Equilibrium Quantum Impurity Problems via Matrix Product State Encoding of the Retarded Action

TL;DR

This paper introduces RAMPS, a tensor-network method that effectively models quantum impurity problems, especially in the challenging Kondo regime, by representing the retarded action as a matrix product state.

Contribution

The study demonstrates that RAMPS reliably captures the Kondo regime in the single-impurity Anderson model with polynomial error scaling, offering a promising alternative to existing methods.

Findings

RAMPS accurately reaches the Kondo regime for various interaction strengths

Error scales as a weak power law with inverse temperature

Polynomial convergence with bond dimension and time discretization

Abstract

In the $0+1$ dimensional imaginary-time path integral formulation of quantum impurity problems, the retarded action encodes the hybridization of the impurity with the bath. In this Article, we explore the computational power of representing the retarded action as matrix product state (RAMPS). We focus on the challenging Kondo regime of the single-impurity Anderson model, where non-perturbative strong-correlation effects arise at very low energy scales.
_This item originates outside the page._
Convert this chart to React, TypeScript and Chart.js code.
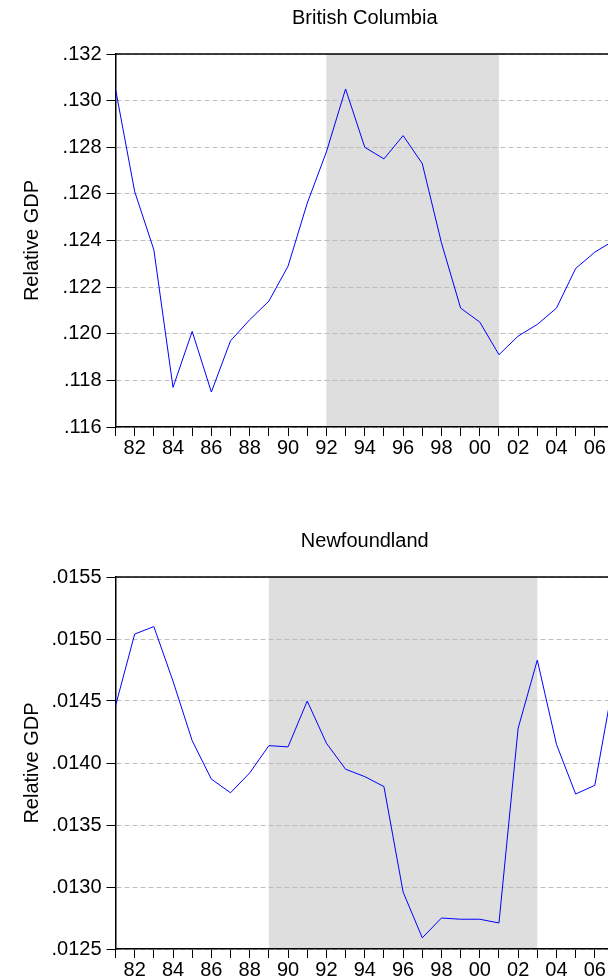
import React, { useEffect, useRef } from 'react';
import { Chart, registerables } from 'chart.js';

Chart.register(...registerables);

const FONT = "'Liberation Sans', Arial, Helvetica, sans-serif";

// ---- data ----
const years = [
  1981, 1982, 1983, 1984, 1985, 1986, 1987, 1988, 1989, 1990,
  1991, 1992, 1993, 1994, 1995, 1996, 1997, 1998, 1999, 2000,
  2001, 2002, 2003, 2004, 2005, 2006, 2007,
];

const bcValues = [
  0.1305, 0.1261, 0.1236, 0.1177, 0.1201, 0.1175, 0.1197, 0.1206, 0.1214, 0.1229,
  0.1256, 0.1278, 0.1305, 0.1280, 0.1275, 0.1285, 0.1273, 0.1239, 0.1211, 0.1205,
  0.1191, 0.1199, 0.1204, 0.1211, 0.1228, 0.1235, 0.1240,
];

const nfValues = [
  0.01446, 0.01504, 0.01510, 0.01466, 0.01418, 0.01387, 0.01376, 0.01392, 0.01414, 0.01413,
  0.01450, 0.01416, 0.01395, 0.01389, 0.01381, 0.01296, 0.01259, 0.01275, 0.01274, 0.01274,
  0.01271, 0.01428, 0.01483, 0.01415, 0.01375, 0.01382, 0.01468,
];

const bcTicks = [0.116, 0.118, 0.120, 0.122, 0.124, 0.126, 0.128, 0.130, 0.132];
const nfTicks = [0.0125, 0.0130, 0.0135, 0.0140, 0.0145, 0.0150, 0.0155];

const bcShade = [1992, 2001];
const nfShade = [1989, 2003];

const bcTitle = 'British Columbia';
const nfTitle = 'Newfoundland';
const yTitle = 'Relative GDP';

const CANVAS_W = 614;

// ---- chart config ----
function makeConfig(
  title: string,
  values: number[],
  ticks: number[],
  decimals: number,
  shade: number[],
  padBottom: number
): any {
  const shadePlugin = {
    id: 'shade',
    beforeDraw(chart: any) {
      const { ctx, chartArea, scales } = chart;
      const x0 = scales.x.getPixelForValue(shade[0]);
      const x1 = scales.x.getPixelForValue(shade[1]);
      ctx.save();
      ctx.fillStyle = '#dedede';
      ctx.fillRect(x0, chartArea.top, x1 - x0, chartArea.bottom - chartArea.top);
      ctx.restore();
    },
  };
  const topBorderPlugin = {
    id: 'topBorder',
    afterDraw(chart: any) {
      const { ctx, chartArea } = chart;
      ctx.save();
      ctx.strokeStyle = '#000';
      ctx.lineWidth = 1.5;
      ctx.beginPath();
      ctx.moveTo(chartArea.left, chartArea.top);
      ctx.lineTo(chartArea.right + 2, chartArea.top);
      ctx.stroke();
      ctx.restore();
    },
  };

  return {
    type: 'line',
    data: {
      datasets: [
        {
          data: years.map((yr, i) => ({ x: yr, y: values[i] })),
          borderColor: '#0000ff',
          borderWidth: 1,
          pointRadius: 0,
          tension: 0,
          fill: false,
        },
      ],
    },
    options: {
      animation: false,
      responsive: false,
      devicePixelRatio: 1,
      layout: { padding: { left: 0, right: 0, top: 0, bottom: padBottom } },
      plugins: {
        legend: { display: false },
        tooltip: { enabled: false },
        title: {
          display: true,
          text: title,
          fullSize: false,
          color: '#000',
          font: { family: FONT, size: 20, weight: 'normal' },
          padding: { top: 6.3, bottom: 23.7 },
        },
      },
      scales: {
        x: {
          type: 'linear',
          min: years[0],
          max: years[years.length - 1],
          afterBuildTicks: (s: any) => {
            s.ticks = years.map((v) => ({ value: v }));
          },
          afterFit: (s: any) => {
            s.height = 31;
          },
          ticks: {
            autoSkip: false,
            maxRotation: 0,
            minRotation: 0,
            padding: 0,
            color: '#000',
            font: { family: FONT, size: 20 },
            callback: (v: any) => (Number(v) % 2 === 0 ? String(v).slice(2) : ''),
          },
          grid: {
            display: true,
            drawOnChartArea: false,
            drawTicks: true,
            tickLength: 9,
            tickColor: '#000',
            tickWidth: 1,
            color: '#000',
          },
          border: { display: true, color: '#000', width: 1.5 },
        },
        y: {
          type: 'linear',
          min: ticks[0],
          max: ticks[ticks.length - 1],
          afterBuildTicks: (s: any) => {
            s.ticks = ticks.map((v) => ({ value: v }));
          },
          afterFit: (s: any) => {
            s.width = 115.5;
          },
          ticks: {
            padding: 5,
            color: '#000',
            font: { family: FONT, size: 20 },
            callback: (v: any) => Number(v).toFixed(decimals).replace(/^0/, ''),
          },
          grid: {
            display: true,
            drawOnChartArea: true,
            drawTicks: true,
            color: '#bdbdbd',
            lineWidth: 1,
            tickLength: 9,
            tickColor: '#000',
            tickWidth: 1,
          },
          border: { display: true, color: '#000', width: 1.5, dash: [5, 3] },
          title: {
            display: true,
            text: yTitle,
            color: '#000',
            font: { family: FONT, size: 20, weight: 'normal' },
            padding: { top: 20.5, bottom: 0 },
          },
        },
      },
    },
    plugins: [shadePlugin, topBorderPlugin],
  };
}

function Panel(props: { top: number; height: number; config: any }) {
  const ref = useRef<HTMLCanvasElement | null>(null);
  useEffect(() => {
    if (!ref.current) return;
    const chart = new Chart(ref.current, props.config);
    return () => chart.destroy();
  }, []);
  return (
    <div style={{ position: 'absolute', left: 0, top: props.top, width: CANVAS_W, height: props.height }}>
      <canvas
        ref={ref}
        width={CANVAS_W}
        height={props.height}
        style={{ display: 'block', width: CANVAS_W, height: props.height }}
      />
    </div>
  );
}

export default function App() {
  const bcConfig = makeConfig(bcTitle, bcValues, bcTicks, 3, bcShade, 65);
  const nfConfig = makeConfig(nfTitle, nfValues, nfTicks, 4, nfShade, 0);
  return (
    <div
      style={{
        position: 'absolute',
        left: 0,
        top: 0,
        width: 608,
        height: 980,
        overflow: 'hidden',
        background: '#fff',
      }}
    >
      <Panel top={0} height={523} config={bcConfig} />
      <Panel top={523} height={457} config={nfConfig} />
    </div>
  );
}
We demonstrate that the RAMPS approach reliably reaches the Kondo regime for a range of interaction strengths $U$, with a numerical error scaling as a weak power law with inverse temperature. We investigate the convergence behavior of the method with respect to bond dimension and time discretization by analyzing the error of local observables in the full interacting problem and find polynomial scaling in both parameters. Our results show that the RAMPS approach offers promise as an alternative tool for studying quantum impurity problems in regimes that challenge established methods, such as multi-orbital systems. Overall, our study contributes to the development of efficient and accurate non-wavefunction-based tensor-network methods for quantum impurity problems.